[BUG] cellpose causing numerical issues in unrelated code in same process.
Describe the bug
the file vit_sam.py contains the line
torch.backends.cuda.matmul.allow_tf32 = True
right within the imports at the top. This is globally changing the pytorch configuration, which can cause numerical accuracy issues in completely unrelated pytorch code which somehow directly or indirectly imports this file.
See https://docs.pytorch.org/docs/stable/notes/numerical_accuracy.html#tensorfloat-32-tf32-on-nvidia-ampere-and-later-devices.
I would recommend to make this configurable or an explicit choice in some way. According to https://github.com/pytorch/pytorch/issues/69921 a context manager might not be the way to do it unless you can guarantee single-threadedness.
@klondenberg-bioptimus Have you experimented with this and found this to be an issue?
We recently changed the default model weight prevision to bfloat16 so I doubt this would have a significant impact for most people
Hi @mrariden, this definitely caused problems, yes. We spent quite some time hunting down completely unrelated test failures in a large codebase of ours, which were caused by this line.
The problem is not in how it affects cellpose, the problem is that this is a process-wide change that affects every pytorch-based code in the same process.
In our case, we were running a few hundred tests in CI using the pytest framework. One of the tests was using cellpose ( and that test passed ) but it indirectly seems to have imported this file. So all subsequent tests in the same process now had the allow_tf32 setting set to True, which basically means that matrix multiplications in Pytorch are done with reduced precision on modern GPUs ( but not on older ones that don't support TF32). This led to numerous test failures in this unrelated code where the root cause was hard to find. Whether or not cellpose uses 32 bit floats at all does not matter for these failures.

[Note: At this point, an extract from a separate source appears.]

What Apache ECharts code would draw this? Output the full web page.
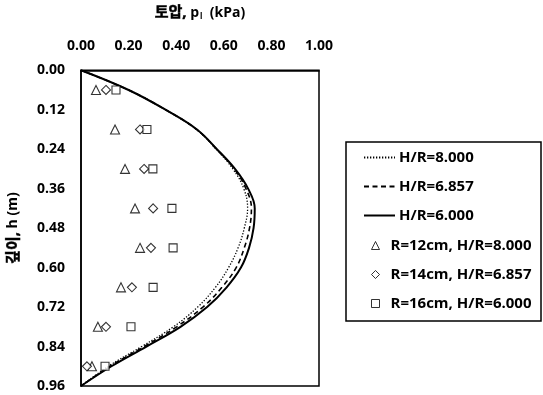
<!DOCTYPE html>
<html>
<head>
<meta charset="utf-8">
<script src="https://cdn.jsdelivr.net/npm/echarts@6/dist/echarts.min.js"></script>
<style>html,body{margin:0;padding:0;background:#fff;}#c{width:543px;height:395px;}</style>
</head>
<body>
<div id="c"></div>
<script>
// Depth values (m) for theoretical curves
const depth = [0, 0.06, 0.12, 0.18, 0.24, 0.30, 0.36, 0.42, 0.48, 0.54, 0.60, 0.66, 0.72, 0.78, 0.84, 0.90, 0.96];
// Theoretical earth pressure (kPa)
const pHR8000 = [0, 0.200, 0.355, 0.485, 0.568, 0.638, 0.684, 0.700, 0.686, 0.660, 0.620, 0.565, 0.490, 0.388, 0.255, 0.115, 0];
const pHR6857 = [0, 0.200, 0.355, 0.486, 0.570, 0.644, 0.693, 0.716, 0.708, 0.686, 0.652, 0.592, 0.512, 0.402, 0.265, 0.122, 0];
const pHR6000 = [0, 0.200, 0.355, 0.487, 0.571, 0.647, 0.702, 0.730, 0.725, 0.706, 0.672, 0.612, 0.530, 0.418, 0.275, 0.128, 0];
// Experimental data
const expDepth = [0.06, 0.18, 0.30, 0.42, 0.54, 0.66, 0.78, 0.90];
const expR12 = [0.063, 0.143, 0.185, 0.227, 0.248, 0.168, 0.071, 0.046];
const expR14 = [0.105, 0.248, 0.265, 0.303, 0.294, 0.214, 0.105, 0.025];
const expR16 = [0.147, 0.277, 0.302, 0.382, 0.387, 0.303, 0.210, 0.101];
// Axis ticks
const xTicks = {min: 0, max: 1.0, step: 0.2};
const yTicks = {min: 0, max: 0.96, step: 0.12};
const names = ['H/R=8.000', 'H/R=6.857', 'H/R=6.000', 'R=12cm, H/R=8.000', 'R=14cm, H/R=6.857', 'R=16cm, H/R=6.000'];

const FONT = "'Open Sans', 'Noto Sans CJK KR', sans-serif";
const pairs = (xs, ys) => xs.map((x, i) => [x, ys[i]]);

const chart = echarts.init(document.getElementById('c'));
const lineBase = {type: 'line', smooth: 0.4, smoothConstraint: false, symbol: 'none', showSymbol: false, silent: true, z: 3};
const scatBase = {type: 'scatter', symbolSize: 9, silent: true, z: 4,
  itemStyle: {color: '#fff', borderColor: '#000', borderWidth: 1.1}};
const boldFake = {textBorderColor: '#000', textBorderWidth: 0.5};
chart.setOption({
  animation: false,
  backgroundColor: '#fff',
  textStyle: {fontFamily: FONT},
  grid: {left: 81, right: 224, top: 70, bottom: 9, show: true, borderColor: '#000', borderWidth: 1.5, backgroundColor: 'transparent'},
  xAxis: {
    type: 'value', position: 'top', min: xTicks.min, max: xTicks.max, interval: xTicks.step,
    axisLine: {show: true, lineStyle: {color: '#000', width: 1.5}},
    axisTick: {show: false}, splitLine: {show: false},
    axisLabel: {margin: 17, color: '#000', fontSize: 14, fontWeight: 'bold', fontFamily: FONT, formatter: v => v.toFixed(2)},
    name: '{k|토압,}{a| p}{s|l}{a|  (kPa)}', nameLocation: 'middle', nameGap: 50,
    nameTextStyle: {rich: {
      k: Object.assign({fontSize: 15, fontWeight: 'bold', color: '#000', fontFamily: FONT}, boldFake),
      a: {fontSize: 14, fontWeight: 'bold', color: '#000', fontFamily: FONT},
      s: {fontSize: 8, fontWeight: 'bold', color: '#000', fontFamily: FONT, verticalAlign: 'bottom', padding: [6, 0, 0, 1]}
    }}
  },
  yAxis: {
    type: 'value', inverse: true, min: yTicks.min, max: yTicks.max, interval: yTicks.step,
    axisLine: {show: true, lineStyle: {color: '#000', width: 1.5}},
    axisTick: {show: false}, splitLine: {show: false},
    axisLabel: {margin: 16, color: '#000', fontSize: 14, fontWeight: 'bold', fontFamily: FONT, formatter: v => v.toFixed(2)},
    name: '{k|깊이,}{a| h (m)}', nameLocation: 'middle', nameGap: 60, nameRotate: 90,
    nameTextStyle: {rich: {
      k: Object.assign({fontSize: 15, fontWeight: 'bold', color: '#000', fontFamily: FONT}, boldFake),
      a: {fontSize: 14, fontWeight: 'bold', color: '#000', fontFamily: FONT}
    }}
  },
  legend: [
    {data: names.slice(0, 3), orient: 'vertical', left: 363, top: 150, padding: 0,
     itemWidth: 31, itemHeight: 14, itemGap: 14, selectedMode: false,
     itemStyle: {color: 'transparent', borderColor: 'transparent', borderWidth: 0, opacity: 0},
     textStyle: {fontSize: 15, fontWeight: 'bold', color: '#000', fontFamily: FONT, lineHeight: 15, padding: [0, 0, 0, -1]}},
    {data: names.slice(3), orient: 'vertical', left: 371, top: 238, padding: 0,
     itemWidth: 8, itemHeight: 8, itemGap: 14, selectedMode: false,
     itemStyle: {color: '#fff', borderColor: '#000', borderWidth: 1},
     textStyle: {fontSize: 15, fontWeight: 'bold', color: '#000', fontFamily: FONT, lineHeight: 15, padding: [0, 0, 0, 6]}}
  ],
  graphic: [{type: 'rect', shape: {x: 346, y: 142, width: 195, height: 179},
    style: {fill: 'none', stroke: '#000', lineWidth: 1.5}, silent: true}],
  series: [
    Object.assign({}, lineBase, {name: names[0], data: pairs(pHR8000, depth), lineStyle: {color: '#000', width: 1.3, type: [1.3, 1.7]}, itemStyle: {color: '#000'}}),
    Object.assign({}, lineBase, {name: names[1], data: pairs(pHR6857, depth), lineStyle: {color: '#000', width: 1.6, type: [5, 3.5]}, itemStyle: {color: '#000'}}),
    Object.assign({}, lineBase, {name: names[2], data: pairs(pHR6000, depth), lineStyle: {color: '#000', width: 2}, itemStyle: {color: '#000'}}),
    Object.assign({}, scatBase, {name: names[3], symbol: 'triangle', data: pairs(expR12, expDepth)}),
    Object.assign({}, scatBase, {name: names[4], symbol: 'diamond', data: pairs(expR14, expDepth)}),
    Object.assign({}, scatBase, {name: names[5], symbol: 'rect', symbolSize: 8, data: pairs(expR16, expDepth)})
  ]
});
</script>
</body>
</html>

If you use bfloat16 now, the setting is unneccessary in any case, and the fix would be to simply remove it without replacement.
As it seems to be in a similar vein, I have also experienced instabilities and some hard-to debug race conditions when trying to run the multiple cellpose models on different threads and/or devices. This did not happen with the cellpose 3 nor with other neural network architectures, but so far it is hard to replicate, though it always ends up happening, it happens faster the more threads are being used.